**What you should do:** Starting at the first line of the listing below, repeat each line up to and including the one containing "var minorA_x = [0.05, 0.15, 0.25, 0.35, 0.45, 0.55, 0.65, 0.75];". Leave out pictures.
***** Information provided *****
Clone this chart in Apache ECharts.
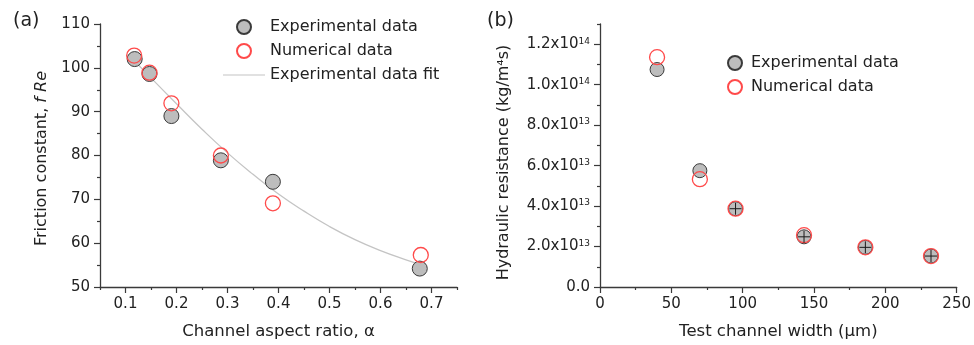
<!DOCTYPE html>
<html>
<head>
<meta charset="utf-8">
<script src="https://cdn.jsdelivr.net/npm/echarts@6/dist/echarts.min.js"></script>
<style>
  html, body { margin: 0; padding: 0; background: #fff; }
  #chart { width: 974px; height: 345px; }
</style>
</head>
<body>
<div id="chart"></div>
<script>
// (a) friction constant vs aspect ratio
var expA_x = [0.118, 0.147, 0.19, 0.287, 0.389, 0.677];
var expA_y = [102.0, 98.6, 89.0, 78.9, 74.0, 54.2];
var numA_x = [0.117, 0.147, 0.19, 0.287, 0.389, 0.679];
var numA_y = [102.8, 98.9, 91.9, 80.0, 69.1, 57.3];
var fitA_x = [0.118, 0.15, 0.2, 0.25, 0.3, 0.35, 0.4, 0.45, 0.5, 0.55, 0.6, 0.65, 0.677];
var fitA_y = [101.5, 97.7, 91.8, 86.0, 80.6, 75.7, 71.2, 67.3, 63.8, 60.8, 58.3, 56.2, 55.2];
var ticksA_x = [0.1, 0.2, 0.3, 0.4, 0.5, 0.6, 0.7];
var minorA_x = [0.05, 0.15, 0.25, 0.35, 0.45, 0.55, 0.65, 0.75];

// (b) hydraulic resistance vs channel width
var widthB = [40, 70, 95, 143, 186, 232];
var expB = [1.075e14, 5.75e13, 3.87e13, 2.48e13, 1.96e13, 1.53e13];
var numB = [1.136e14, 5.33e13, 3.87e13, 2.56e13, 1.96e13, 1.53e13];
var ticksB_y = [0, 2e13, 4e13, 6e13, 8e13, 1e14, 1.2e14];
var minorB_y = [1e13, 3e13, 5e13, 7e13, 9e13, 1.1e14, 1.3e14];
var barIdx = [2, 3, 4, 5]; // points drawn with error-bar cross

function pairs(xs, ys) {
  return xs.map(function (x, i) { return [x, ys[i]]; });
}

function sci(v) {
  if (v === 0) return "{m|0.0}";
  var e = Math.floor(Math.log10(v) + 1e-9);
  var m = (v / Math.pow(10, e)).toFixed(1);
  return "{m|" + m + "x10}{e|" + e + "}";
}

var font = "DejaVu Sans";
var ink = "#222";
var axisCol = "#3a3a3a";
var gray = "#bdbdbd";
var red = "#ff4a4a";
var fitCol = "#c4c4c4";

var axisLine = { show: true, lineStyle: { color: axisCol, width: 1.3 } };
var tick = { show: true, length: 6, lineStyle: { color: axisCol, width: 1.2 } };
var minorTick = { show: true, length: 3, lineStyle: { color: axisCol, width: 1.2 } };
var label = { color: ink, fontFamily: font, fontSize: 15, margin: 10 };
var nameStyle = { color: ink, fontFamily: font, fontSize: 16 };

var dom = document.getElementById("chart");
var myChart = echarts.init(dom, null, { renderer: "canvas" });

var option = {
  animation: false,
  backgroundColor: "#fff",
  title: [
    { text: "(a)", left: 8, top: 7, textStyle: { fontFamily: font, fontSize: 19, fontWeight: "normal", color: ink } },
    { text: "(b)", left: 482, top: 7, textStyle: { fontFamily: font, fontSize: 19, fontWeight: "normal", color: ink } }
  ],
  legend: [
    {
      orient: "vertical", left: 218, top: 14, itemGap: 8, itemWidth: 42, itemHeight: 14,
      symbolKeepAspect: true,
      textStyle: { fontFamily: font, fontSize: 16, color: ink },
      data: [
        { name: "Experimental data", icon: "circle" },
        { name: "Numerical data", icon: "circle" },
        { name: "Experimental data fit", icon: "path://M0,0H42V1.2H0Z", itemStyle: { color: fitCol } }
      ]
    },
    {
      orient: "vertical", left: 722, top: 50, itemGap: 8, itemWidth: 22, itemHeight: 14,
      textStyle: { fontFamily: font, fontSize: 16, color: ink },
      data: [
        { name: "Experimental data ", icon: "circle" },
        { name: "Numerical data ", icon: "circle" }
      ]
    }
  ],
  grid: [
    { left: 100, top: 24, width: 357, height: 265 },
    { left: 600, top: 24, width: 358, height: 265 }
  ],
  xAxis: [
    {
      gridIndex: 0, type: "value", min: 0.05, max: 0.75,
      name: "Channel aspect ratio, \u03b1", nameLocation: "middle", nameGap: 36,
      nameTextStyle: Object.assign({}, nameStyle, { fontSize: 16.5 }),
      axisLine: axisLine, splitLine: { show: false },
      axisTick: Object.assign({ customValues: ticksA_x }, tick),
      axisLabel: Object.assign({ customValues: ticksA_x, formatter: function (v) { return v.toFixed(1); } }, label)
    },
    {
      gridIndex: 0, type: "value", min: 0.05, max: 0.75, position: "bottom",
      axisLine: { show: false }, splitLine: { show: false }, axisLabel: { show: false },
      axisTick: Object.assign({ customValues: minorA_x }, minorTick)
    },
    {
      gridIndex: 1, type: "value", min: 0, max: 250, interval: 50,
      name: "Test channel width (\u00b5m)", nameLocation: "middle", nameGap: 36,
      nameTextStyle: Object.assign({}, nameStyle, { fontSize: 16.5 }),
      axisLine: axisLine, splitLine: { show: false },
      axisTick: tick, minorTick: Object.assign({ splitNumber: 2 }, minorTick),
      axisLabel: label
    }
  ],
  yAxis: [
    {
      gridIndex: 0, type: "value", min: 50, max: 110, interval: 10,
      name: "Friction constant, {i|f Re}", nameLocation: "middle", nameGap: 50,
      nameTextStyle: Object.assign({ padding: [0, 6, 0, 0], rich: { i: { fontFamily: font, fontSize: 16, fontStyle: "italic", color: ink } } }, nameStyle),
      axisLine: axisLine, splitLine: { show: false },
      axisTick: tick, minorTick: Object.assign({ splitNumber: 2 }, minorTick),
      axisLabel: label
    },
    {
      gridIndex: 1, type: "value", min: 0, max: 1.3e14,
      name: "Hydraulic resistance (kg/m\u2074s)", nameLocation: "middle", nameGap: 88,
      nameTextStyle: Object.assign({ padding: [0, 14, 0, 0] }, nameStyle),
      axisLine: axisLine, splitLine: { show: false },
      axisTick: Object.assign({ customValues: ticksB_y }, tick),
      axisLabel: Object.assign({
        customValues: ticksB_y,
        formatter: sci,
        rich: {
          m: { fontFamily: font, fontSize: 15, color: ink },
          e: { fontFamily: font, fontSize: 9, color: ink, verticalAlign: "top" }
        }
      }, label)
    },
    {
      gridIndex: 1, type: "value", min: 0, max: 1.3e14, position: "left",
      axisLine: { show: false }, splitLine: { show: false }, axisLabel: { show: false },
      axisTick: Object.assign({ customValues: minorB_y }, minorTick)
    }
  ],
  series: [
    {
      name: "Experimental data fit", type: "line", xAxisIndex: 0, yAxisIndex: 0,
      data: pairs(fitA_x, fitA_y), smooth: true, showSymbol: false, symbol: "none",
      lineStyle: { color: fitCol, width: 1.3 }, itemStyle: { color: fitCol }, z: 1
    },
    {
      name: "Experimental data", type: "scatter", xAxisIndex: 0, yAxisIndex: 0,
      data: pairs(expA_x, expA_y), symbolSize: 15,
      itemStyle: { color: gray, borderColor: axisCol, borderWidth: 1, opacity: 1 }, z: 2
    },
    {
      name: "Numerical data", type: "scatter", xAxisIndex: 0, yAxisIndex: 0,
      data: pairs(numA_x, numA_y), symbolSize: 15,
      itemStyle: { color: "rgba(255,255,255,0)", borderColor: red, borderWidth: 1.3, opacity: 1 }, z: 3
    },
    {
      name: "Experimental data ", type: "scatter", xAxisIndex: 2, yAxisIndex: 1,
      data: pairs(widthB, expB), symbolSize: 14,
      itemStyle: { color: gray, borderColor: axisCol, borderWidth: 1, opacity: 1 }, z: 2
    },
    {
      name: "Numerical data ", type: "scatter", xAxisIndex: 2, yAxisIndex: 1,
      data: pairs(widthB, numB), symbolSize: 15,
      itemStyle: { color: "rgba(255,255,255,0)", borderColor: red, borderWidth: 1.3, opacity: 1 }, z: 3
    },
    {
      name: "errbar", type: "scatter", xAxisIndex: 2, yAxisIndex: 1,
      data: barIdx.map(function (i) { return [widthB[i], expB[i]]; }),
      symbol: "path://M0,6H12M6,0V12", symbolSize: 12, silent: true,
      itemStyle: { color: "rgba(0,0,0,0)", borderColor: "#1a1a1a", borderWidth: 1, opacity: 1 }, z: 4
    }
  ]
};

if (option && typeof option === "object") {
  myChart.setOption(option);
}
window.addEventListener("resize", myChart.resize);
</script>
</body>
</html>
*****
**Exercise result:**
Clone this chart in Apache ECharts.
<!DOCTYPE html>
<html>
<head>
<meta charset="utf-8">
<script src="https://cdn.jsdelivr.net/npm/echarts@6/dist/echarts.min.js"></script>
<style>
  html, body { margin: 0; padding: 0; background: #fff; }
  #chart { width: 974px; height: 345px; }
</style>
</head>
<body>
<div id="chart"></div>
<script>
// (a) friction constant vs aspect ratio
var expA_x = [0.118, 0.147, 0.19, 0.287, 0.389, 0.677];
var expA_y = [102.0, 98.6, 89.0, 78.9, 74.0, 54.2];
var numA_x = [0.117, 0.147, 0.19, 0.287, 0.389, 0.679];
var numA_y = [102.8, 98.9, 91.9, 80.0, 69.1, 57.3];
var fitA_x = [0.118, 0.15, 0.2, 0.25, 0.3, 0.35, 0.4, 0.45, 0.5, 0.55, 0.6, 0.65, 0.677];
var fitA_y = [101.5, 97.7, 91.8, 86.0, 80.6, 75.7, 71.2, 67.3, 63.8, 60.8, 58.3, 56.2, 55.2];
var ticksA_x = [0.1, 0.2, 0.3, 0.4, 0.5, 0.6, 0.7];
var minorA_x = [0.05, 0.15, 0.25, 0.35, 0.45, 0.55, 0.65, 0.75];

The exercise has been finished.